BASİAD Balıkesir Sanayici ve İş İnsanları Derneği yerel kalkınma politikaları kapsamında çözüm önerileri geliştirilmesi ve farkındalık yaratılması amacıyla “İklim Krizi” temasıyla 06 Eylül 2021 Pazartesi günü bir çalışma gerçekleştirdi. İklim krizinin farklı çerçevelerden ele alınarak, söylemden eyleme geçilmesi için çağrıda bulunan katılımcılar, bunun için yapılması gerekenleri ve öncelikli yol haritalarını da aktardı.
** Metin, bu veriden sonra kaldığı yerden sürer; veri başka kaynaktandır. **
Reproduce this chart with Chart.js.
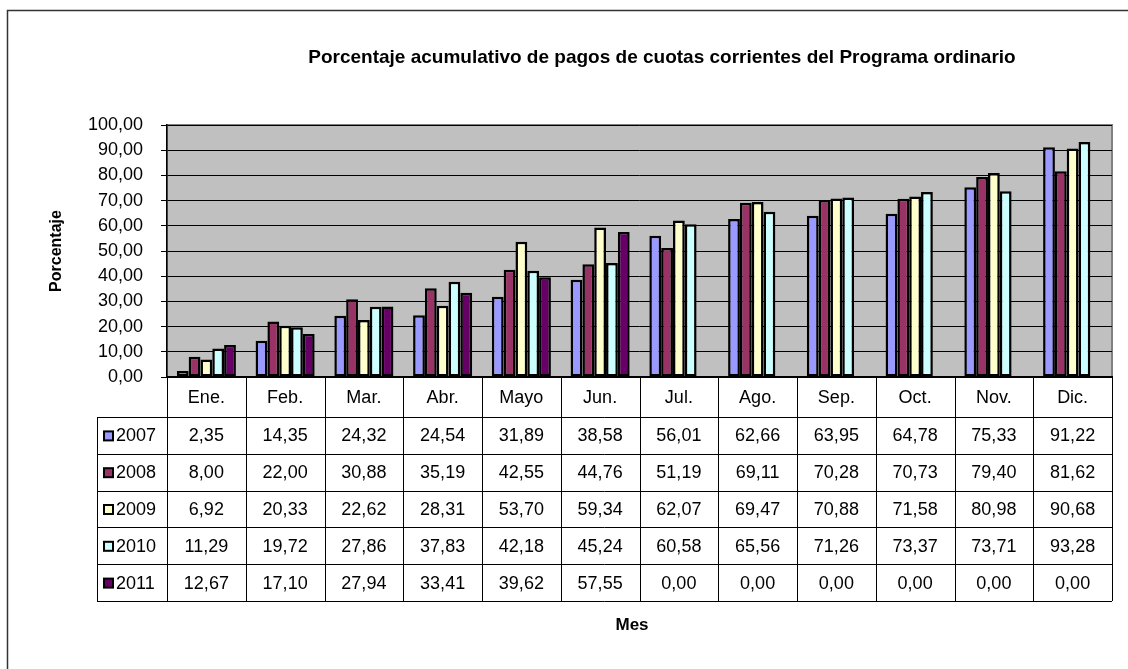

Balıkesir Sanayici ve İş İnsanları Derneği “iklim krizi” konusunda farkındalık yaratmak ve bu konu ile ilgili iş dünyası görüşlerini ortaya koymak amacıyla bir çalışma gerçekleştirdi. Çalışma Balıkesir’de ve Ülkemizde “İklimlendirme” sanayi sektörünün öncü kuruluşlarından biri olan Savaşlar Endüstriyel Soğutmanın Yöneticisi ve BASİAD Başkan Yardımcısı Selçuk Savaş’ın koordinasyonunda yapıldı. Balıkesir ve Türkiye’de yaşanan son felaketler dikkate alınarak; iklim krizinde son duruma ve bunun iş dünyası için anlamına değinen İklimlendirme sanayinin önde gelen kuruluşu Savaşlar’ın Yönetim Kurulu Başkanı Selçuk Savaş, “İklimin değiştiğini, daha çok değişeceğini ve bu değişikliklerin kalıcı olacağını tekrar gördük. Yaşanılan son yangınlar ve su baskınları hazırlıksız olduğumuzu ortaya koyarken bu tür olayların konu ile ilgili yapılan araştırmalarda ortaya çıkan bulgularından daha fazla yaşanması tehlikesiyle de karşı karşıyayız” dedi. Şirketlerin Avrupa Yeşil Mutabakatı’nı izlediğini ve bu dönüşüme dahil olma arzusunda olduklarını belirten Savaş şöyle devam etti; “Kısıtları olan, dar bir ekonomik ve karbon bütçesi dahilinde beklenilenden daha hızlı bir dönüşüm artık masada ve bu, Yeşil Mutabakat’ın ötesinde bir dönüşüm gerektiriyor.”

 

İklim değişikliğini iş dünyası açısından sadece ekonomik perspektifte değil insan-çevre odaklı bir bakış açısıyla da ele aldıklarını söyleyen BASİAD Yönetim Kurulu Başkanı Ümit Baysal, “Ülkemiz için esas beka meselesi olarak gördüğümüz iklim değişikliğinin yarattığı kriz dünyamızı tehdit ederken, insani bir krize de dönüşüyor. Ham maddeden iş süreçlerine, üretimden nihai tüketiciye uzanan, insan-çevre odaklı yeşil ve dijital bir eko-sistemin kuralları yazılırken, ülke olarak kaybedecek bir saniyemiz dahi yok. Ülkemiz afet kurtarma çalışmalarındaki etkinliğini, afet öncesi hazırlık ve özellikle iklim krizi çerçevesinde bütüncül politikalarla geliştirmek zorunda. Bu zorunluluk kamunun öncülüğünde, akademiden sendikalara, STK’lardan iş insanlarına kadar her bir kurum ve kuruluşa büyük sorumluluk yüklüyor. ‘Yarın değil, bugün hemen şimdi’ söylem birliğinden eylem birliğine geçmemiz gerekiyor.” dedi.

 

Toplantıya katılan katılımcılar “Bu yıl Türkiye’de gördüğümüz ani seller ve orman yangınları, iklim değişikliğinin insanlar ve gezegen üzerinde yarattığı zararın kanıtı. Zaman içinde daha sık ve daha yıkıcı aşırı hava olaylarına tanık olacağımızı tahmin edebiliriz. İşte bu nedenle kamunun ve işletmelerin emisyonları azaltmak, üretimi karbondan arındırmak ve afetleri önlemek amacıyla çok daha iddialı politikalar benimsemeleri için acilen eyleme geçmelerine ihtiyacımız var. ” şeklinde konuştu.